■ **Task goal**
Reproduce exactly, and only, the lines of the material below running from the line bearing "Clone this chart" through the line bearing "darkF, darkG, darkH];". Leave any pictures out.
• • • •
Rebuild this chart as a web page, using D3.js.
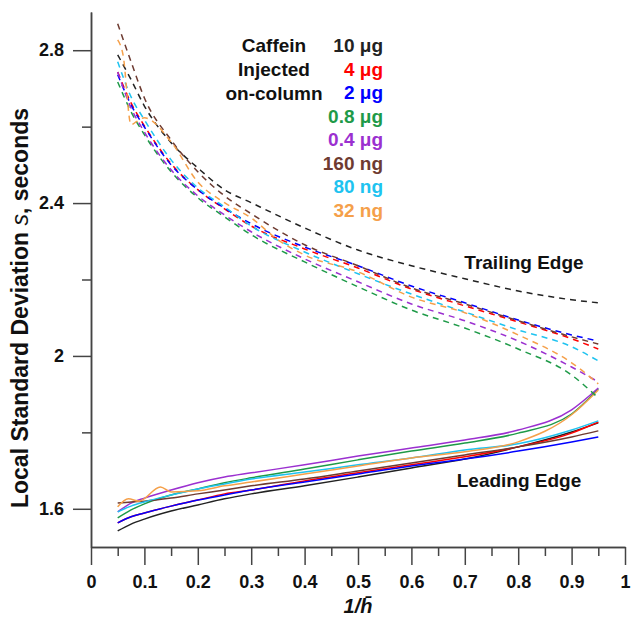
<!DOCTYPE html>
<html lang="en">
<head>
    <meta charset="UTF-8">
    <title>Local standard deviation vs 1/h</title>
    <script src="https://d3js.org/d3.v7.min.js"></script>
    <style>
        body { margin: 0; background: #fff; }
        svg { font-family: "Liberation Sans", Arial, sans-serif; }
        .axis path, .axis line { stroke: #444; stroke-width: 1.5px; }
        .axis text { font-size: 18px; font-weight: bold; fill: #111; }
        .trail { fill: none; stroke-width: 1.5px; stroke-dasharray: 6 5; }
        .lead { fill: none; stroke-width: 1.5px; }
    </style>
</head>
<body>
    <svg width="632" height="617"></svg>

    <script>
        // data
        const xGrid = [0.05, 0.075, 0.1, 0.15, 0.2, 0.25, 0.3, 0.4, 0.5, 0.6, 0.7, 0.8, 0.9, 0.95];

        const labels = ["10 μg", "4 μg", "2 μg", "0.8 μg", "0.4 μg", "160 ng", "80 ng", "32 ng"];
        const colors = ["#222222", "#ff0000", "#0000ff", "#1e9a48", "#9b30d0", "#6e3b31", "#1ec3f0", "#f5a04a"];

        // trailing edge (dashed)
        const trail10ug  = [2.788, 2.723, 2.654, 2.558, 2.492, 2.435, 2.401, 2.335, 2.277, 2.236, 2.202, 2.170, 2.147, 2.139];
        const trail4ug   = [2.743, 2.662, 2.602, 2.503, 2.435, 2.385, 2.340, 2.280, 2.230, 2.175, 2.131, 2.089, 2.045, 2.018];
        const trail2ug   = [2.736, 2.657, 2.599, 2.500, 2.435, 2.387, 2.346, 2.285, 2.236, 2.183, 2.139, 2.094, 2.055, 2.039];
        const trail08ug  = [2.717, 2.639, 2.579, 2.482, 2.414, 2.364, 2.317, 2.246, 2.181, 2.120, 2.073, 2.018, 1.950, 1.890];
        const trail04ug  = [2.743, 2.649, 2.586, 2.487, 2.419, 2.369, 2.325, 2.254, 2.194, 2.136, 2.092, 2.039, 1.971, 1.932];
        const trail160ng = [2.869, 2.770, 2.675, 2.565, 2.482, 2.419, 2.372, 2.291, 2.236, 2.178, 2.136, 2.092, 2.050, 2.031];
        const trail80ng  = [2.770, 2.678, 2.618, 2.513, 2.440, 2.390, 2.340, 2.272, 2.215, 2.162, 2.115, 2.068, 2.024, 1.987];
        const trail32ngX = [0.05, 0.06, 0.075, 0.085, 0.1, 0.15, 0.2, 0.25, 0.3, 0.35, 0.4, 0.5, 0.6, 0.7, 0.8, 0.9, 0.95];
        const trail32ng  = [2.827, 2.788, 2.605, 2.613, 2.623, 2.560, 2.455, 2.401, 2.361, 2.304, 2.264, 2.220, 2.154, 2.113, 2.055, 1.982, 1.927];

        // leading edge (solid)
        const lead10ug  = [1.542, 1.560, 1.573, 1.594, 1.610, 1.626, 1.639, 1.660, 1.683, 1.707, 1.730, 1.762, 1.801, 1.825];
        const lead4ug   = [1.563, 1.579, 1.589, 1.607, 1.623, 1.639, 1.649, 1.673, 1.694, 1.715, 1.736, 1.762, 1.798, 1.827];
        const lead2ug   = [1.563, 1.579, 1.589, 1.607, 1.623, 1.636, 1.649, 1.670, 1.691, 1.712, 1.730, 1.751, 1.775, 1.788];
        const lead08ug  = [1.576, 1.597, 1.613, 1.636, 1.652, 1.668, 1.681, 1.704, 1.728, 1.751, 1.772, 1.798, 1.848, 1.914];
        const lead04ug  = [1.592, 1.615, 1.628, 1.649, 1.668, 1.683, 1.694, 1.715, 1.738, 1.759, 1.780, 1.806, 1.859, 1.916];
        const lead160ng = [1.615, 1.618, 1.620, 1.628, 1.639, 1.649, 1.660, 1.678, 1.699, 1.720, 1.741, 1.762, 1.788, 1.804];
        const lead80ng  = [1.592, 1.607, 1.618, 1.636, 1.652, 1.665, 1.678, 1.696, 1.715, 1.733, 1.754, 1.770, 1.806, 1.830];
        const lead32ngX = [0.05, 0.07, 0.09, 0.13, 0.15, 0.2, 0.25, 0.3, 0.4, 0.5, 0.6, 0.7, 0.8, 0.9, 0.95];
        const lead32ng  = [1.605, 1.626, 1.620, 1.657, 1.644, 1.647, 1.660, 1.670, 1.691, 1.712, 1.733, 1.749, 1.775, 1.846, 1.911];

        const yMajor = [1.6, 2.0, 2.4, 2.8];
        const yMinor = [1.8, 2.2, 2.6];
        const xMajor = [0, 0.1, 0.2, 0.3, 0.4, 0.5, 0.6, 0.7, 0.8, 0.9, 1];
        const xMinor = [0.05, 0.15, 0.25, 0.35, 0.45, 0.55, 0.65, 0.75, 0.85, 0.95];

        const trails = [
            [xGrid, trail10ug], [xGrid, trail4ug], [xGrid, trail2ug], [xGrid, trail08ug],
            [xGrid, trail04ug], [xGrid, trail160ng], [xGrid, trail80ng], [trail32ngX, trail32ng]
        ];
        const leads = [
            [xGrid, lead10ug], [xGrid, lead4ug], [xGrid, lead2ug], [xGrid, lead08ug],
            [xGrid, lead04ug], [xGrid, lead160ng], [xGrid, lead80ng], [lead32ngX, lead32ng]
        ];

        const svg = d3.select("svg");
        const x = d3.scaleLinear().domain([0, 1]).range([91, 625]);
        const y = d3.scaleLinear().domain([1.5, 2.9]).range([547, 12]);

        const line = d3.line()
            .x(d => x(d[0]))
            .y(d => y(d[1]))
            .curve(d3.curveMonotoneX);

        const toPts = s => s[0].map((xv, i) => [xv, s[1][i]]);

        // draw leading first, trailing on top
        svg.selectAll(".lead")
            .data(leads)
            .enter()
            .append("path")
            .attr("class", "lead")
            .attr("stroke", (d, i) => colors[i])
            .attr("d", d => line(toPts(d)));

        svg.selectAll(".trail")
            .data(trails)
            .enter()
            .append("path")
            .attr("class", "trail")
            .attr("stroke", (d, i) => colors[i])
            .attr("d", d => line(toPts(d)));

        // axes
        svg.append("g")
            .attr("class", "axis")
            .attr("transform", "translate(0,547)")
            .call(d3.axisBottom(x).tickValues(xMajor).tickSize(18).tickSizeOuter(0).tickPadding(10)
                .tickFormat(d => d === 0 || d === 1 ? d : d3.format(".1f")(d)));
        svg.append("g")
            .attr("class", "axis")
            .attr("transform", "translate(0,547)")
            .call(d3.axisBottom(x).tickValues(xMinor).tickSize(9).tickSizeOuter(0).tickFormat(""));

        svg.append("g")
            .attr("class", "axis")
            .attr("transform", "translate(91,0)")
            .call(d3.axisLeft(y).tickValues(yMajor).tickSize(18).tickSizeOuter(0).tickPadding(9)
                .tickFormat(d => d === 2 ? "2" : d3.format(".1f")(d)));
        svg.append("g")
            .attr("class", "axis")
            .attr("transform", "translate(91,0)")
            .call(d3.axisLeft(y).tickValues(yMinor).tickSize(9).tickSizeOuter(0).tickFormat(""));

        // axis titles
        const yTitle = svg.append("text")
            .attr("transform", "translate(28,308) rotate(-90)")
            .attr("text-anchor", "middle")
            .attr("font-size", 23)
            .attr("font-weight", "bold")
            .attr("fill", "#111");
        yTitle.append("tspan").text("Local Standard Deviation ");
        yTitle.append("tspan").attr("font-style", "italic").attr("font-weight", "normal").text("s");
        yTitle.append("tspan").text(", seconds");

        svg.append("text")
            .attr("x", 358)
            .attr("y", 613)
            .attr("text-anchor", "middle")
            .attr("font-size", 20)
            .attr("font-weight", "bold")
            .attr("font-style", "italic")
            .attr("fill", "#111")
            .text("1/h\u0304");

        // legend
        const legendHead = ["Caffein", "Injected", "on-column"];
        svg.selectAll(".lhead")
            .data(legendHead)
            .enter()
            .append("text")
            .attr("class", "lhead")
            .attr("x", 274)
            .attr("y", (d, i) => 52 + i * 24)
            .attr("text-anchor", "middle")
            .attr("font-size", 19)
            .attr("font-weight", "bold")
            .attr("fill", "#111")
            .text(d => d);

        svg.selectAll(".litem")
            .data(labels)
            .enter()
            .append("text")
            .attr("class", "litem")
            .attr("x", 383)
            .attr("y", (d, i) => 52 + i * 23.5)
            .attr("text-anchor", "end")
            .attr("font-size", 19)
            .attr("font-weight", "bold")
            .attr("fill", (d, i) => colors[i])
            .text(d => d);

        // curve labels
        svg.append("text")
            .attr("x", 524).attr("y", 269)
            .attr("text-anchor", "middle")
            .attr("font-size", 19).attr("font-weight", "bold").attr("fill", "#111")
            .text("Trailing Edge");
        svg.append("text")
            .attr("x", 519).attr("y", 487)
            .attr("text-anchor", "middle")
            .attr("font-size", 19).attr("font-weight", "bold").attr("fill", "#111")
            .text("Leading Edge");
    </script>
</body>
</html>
• • • •
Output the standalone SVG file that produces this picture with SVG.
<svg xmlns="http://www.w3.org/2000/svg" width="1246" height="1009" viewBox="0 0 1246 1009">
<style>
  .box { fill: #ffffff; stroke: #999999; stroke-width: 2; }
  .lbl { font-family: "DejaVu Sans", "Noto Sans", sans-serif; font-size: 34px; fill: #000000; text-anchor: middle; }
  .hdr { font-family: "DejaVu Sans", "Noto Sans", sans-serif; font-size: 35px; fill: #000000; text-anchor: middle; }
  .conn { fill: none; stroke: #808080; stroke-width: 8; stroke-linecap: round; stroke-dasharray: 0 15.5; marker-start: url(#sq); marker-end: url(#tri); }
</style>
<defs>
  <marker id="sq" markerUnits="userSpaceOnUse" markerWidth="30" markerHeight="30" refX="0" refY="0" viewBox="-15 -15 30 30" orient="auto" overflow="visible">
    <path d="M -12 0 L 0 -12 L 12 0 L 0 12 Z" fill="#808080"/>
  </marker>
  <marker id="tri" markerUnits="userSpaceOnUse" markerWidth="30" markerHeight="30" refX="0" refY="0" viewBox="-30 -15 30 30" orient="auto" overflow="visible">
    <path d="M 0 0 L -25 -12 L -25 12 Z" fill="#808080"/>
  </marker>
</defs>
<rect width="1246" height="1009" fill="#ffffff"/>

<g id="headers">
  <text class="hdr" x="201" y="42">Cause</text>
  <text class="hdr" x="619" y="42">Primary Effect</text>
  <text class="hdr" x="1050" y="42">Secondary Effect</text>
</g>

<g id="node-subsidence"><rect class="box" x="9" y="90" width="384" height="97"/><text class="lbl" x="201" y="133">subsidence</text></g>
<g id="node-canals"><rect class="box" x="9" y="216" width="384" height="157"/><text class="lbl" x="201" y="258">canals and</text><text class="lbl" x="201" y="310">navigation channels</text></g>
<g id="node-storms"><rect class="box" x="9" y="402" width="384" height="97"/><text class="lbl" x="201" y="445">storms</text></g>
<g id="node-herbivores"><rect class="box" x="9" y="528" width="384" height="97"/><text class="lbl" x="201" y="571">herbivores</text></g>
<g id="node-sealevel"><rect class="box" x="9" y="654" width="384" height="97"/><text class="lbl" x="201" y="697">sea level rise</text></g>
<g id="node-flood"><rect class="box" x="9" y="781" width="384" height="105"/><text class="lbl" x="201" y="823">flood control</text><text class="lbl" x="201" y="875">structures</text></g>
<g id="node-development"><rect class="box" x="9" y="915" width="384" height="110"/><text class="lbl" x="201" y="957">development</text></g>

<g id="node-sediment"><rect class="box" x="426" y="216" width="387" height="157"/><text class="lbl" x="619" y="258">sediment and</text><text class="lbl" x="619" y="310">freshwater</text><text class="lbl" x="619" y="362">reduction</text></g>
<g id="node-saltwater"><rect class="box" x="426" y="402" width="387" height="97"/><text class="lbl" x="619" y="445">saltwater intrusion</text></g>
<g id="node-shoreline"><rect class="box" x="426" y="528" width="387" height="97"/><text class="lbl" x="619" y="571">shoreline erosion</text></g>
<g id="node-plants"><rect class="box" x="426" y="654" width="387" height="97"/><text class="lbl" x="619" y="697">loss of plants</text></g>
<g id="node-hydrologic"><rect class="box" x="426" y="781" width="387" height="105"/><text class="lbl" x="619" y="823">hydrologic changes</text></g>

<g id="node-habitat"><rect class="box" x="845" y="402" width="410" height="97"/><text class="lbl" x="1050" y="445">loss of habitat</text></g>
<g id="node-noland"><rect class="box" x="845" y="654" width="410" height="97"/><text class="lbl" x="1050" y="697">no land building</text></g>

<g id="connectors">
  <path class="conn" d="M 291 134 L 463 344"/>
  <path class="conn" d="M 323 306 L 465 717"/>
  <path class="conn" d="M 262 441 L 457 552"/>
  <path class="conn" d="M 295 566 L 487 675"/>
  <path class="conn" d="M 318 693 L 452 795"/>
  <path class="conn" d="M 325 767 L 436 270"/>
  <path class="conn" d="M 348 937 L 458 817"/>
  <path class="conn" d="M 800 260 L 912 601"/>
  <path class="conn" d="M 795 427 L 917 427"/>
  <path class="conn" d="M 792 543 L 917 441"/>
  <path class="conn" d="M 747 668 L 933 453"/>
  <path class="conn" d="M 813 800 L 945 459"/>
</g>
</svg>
• • • •
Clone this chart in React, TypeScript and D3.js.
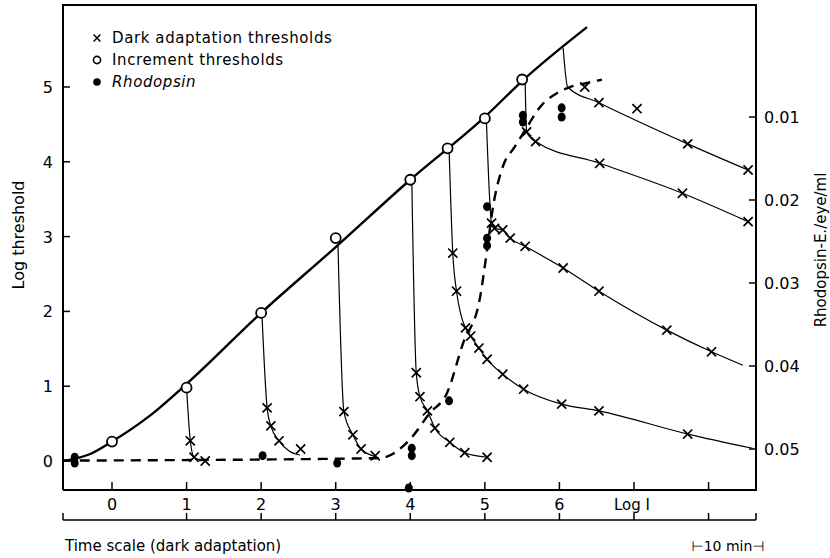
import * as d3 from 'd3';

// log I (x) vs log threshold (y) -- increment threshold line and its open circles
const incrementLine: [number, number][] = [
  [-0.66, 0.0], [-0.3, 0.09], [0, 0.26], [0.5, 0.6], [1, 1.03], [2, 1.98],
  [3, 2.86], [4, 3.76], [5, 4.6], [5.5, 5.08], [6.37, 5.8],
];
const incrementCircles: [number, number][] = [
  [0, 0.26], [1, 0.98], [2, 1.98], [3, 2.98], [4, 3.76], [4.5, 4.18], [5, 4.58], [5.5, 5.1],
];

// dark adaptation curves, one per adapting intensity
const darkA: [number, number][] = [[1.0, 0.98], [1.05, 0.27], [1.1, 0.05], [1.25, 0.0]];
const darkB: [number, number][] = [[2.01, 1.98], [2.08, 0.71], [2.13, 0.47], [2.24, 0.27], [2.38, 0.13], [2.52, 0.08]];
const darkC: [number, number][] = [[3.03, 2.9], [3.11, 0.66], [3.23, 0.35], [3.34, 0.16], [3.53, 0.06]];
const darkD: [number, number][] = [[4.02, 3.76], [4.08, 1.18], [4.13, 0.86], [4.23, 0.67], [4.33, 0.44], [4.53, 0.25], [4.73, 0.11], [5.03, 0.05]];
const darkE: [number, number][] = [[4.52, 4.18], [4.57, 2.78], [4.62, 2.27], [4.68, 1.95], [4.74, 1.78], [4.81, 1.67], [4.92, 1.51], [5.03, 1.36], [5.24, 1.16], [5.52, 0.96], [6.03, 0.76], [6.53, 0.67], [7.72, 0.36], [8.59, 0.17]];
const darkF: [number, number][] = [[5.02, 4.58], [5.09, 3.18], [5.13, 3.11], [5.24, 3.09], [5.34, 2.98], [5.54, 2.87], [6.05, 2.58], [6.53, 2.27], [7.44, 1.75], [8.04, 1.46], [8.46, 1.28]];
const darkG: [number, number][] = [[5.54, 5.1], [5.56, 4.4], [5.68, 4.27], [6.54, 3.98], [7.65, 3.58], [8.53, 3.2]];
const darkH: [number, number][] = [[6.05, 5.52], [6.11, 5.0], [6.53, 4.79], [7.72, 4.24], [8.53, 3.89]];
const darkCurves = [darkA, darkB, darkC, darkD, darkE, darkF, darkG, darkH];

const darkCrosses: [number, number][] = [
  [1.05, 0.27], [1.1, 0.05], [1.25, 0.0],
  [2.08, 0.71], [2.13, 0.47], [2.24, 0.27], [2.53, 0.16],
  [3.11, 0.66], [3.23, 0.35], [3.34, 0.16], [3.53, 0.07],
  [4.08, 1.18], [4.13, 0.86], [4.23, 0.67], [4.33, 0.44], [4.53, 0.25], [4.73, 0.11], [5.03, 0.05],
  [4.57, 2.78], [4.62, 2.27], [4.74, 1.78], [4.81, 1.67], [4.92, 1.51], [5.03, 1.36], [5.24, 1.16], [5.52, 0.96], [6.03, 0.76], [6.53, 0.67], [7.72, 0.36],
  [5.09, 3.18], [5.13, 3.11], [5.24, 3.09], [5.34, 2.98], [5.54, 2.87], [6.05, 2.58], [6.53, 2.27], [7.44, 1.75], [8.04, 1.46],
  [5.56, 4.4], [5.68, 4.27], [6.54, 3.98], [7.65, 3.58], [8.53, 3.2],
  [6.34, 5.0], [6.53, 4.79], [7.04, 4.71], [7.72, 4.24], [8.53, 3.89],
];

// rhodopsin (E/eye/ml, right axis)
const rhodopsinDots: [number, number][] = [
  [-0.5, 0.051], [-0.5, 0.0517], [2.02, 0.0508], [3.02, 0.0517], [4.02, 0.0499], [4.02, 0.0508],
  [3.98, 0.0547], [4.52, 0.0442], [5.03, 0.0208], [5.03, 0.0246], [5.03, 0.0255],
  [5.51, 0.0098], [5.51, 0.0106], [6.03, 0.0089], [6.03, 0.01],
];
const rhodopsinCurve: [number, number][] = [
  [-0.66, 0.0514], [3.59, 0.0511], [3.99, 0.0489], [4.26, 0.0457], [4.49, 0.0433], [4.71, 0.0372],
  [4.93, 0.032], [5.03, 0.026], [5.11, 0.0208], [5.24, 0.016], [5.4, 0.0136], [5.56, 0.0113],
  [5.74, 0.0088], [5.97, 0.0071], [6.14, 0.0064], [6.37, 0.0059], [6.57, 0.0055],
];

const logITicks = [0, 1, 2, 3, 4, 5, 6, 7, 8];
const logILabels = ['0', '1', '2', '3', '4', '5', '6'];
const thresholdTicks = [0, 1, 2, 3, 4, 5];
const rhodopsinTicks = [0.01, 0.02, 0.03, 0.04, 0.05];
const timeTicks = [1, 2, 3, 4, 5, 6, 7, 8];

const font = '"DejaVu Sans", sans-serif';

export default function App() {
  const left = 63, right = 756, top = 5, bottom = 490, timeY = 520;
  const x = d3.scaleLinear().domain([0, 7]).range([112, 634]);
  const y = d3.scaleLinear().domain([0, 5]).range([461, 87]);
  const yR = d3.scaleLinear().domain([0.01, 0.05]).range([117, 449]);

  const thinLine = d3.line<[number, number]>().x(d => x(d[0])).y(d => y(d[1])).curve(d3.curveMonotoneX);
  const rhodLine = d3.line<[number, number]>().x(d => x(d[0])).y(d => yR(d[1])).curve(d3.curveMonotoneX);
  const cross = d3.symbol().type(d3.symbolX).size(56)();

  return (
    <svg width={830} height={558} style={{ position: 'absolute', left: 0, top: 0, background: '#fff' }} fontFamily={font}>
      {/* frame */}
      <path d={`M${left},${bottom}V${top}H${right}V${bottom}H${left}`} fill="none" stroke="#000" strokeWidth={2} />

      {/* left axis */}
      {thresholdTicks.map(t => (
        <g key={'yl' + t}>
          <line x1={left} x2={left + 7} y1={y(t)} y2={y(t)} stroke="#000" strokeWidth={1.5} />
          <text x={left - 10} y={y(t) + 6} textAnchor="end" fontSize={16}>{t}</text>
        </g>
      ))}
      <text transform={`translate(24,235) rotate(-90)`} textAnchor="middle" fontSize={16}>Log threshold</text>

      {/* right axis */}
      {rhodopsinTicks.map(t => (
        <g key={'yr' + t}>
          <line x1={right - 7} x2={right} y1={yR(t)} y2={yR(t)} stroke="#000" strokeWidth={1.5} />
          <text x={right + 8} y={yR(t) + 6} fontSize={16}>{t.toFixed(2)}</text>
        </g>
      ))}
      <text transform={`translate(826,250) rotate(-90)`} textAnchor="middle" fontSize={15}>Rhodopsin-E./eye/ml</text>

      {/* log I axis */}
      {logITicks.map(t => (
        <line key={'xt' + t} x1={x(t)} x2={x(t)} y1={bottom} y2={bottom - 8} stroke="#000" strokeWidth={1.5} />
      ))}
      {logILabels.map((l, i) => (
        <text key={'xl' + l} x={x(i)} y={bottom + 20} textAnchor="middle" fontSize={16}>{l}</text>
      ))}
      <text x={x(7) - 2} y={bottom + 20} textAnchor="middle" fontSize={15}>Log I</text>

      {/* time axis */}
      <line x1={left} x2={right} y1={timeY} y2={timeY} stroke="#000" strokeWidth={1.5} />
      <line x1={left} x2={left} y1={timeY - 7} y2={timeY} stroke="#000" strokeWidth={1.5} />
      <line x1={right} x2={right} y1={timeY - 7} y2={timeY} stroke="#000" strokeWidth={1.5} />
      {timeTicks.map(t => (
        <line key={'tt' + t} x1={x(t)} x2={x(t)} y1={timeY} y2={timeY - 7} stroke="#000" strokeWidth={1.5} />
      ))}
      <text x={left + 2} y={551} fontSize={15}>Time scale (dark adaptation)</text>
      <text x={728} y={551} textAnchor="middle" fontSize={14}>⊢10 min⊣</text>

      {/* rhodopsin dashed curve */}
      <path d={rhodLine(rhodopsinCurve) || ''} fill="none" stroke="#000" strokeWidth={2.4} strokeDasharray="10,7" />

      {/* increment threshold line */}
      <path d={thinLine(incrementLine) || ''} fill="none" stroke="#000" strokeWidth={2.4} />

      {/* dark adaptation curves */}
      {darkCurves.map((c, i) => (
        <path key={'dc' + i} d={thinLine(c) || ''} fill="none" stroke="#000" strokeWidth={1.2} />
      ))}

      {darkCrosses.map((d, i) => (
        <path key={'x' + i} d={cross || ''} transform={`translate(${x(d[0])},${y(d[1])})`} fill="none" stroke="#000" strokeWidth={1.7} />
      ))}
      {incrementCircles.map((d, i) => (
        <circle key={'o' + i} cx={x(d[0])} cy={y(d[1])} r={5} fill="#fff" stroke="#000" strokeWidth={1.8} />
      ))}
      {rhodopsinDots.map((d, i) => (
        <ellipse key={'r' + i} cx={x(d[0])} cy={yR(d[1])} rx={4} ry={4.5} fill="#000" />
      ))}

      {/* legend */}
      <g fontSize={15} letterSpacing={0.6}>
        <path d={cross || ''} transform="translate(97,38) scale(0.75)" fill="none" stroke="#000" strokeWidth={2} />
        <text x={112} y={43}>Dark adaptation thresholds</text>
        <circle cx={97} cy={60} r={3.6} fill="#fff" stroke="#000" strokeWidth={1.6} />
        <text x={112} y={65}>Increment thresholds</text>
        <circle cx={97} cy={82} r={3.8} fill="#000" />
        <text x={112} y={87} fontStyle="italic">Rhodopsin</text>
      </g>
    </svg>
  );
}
• • • •
■ **Output for this exercise**
Clone this chart in React, TypeScript and D3.js.
import * as d3 from 'd3';

// log I (x) vs log threshold (y) -- increment threshold line and its open circles
const incrementLine: [number, number][] = [
  [-0.66, 0.0], [-0.3, 0.09], [0, 0.26], [0.5, 0.6], [1, 1.03], [2, 1.98],
  [3, 2.86], [4, 3.76], [5, 4.6], [5.5, 5.08], [6.37, 5.8],
];
const incrementCircles: [number, number][] = [
  [0, 0.26], [1, 0.98], [2, 1.98], [3, 2.98], [4, 3.76], [4.5, 4.18], [5, 4.58], [5.5, 5.1],
];

// dark adaptation curves, one per adapting intensity
const darkA: [number, number][] = [[1.0, 0.98], [1.05, 0.27], [1.1, 0.05], [1.25, 0.0]];
const darkB: [number, number][] = [[2.01, 1.98], [2.08, 0.71], [2.13, 0.47], [2.24, 0.27], [2.38, 0.13], [2.52, 0.08]];
const darkC: [number, number][] = [[3.03, 2.9], [3.11, 0.66], [3.23, 0.35], [3.34, 0.16], [3.53, 0.06]];
const darkD: [number, number][] = [[4.02, 3.76], [4.08, 1.18], [4.13, 0.86], [4.23, 0.67], [4.33, 0.44], [4.53, 0.25], [4.73, 0.11], [5.03, 0.05]];
const darkE: [number, number][] = [[4.52, 4.18], [4.57, 2.78], [4.62, 2.27], [4.68, 1.95], [4.74, 1.78], [4.81, 1.67], [4.92, 1.51], [5.03, 1.36], [5.24, 1.16], [5.52, 0.96], [6.03, 0.76], [6.53, 0.67], [7.72, 0.36], [8.59, 0.17]];
const darkF: [number, number][] = [[5.02, 4.58], [5.09, 3.18], [5.13, 3.11], [5.24, 3.09], [5.34, 2.98], [5.54, 2.87], [6.05, 2.58], [6.53, 2.27], [7.44, 1.75], [8.04, 1.46], [8.46, 1.28]];
const darkG: [number, number][] = [[5.54, 5.1], [5.56, 4.4], [5.68, 4.27], [6.54, 3.98], [7.65, 3.58], [8.53, 3.2]];
const darkH: [number, number][] = [[6.05, 5.52], [6.11, 5.0], [6.53, 4.79], [7.72, 4.24], [8.53, 3.89]];
const darkCurves = [darkA, darkB, darkC, darkD, darkE, darkF, darkG, darkH];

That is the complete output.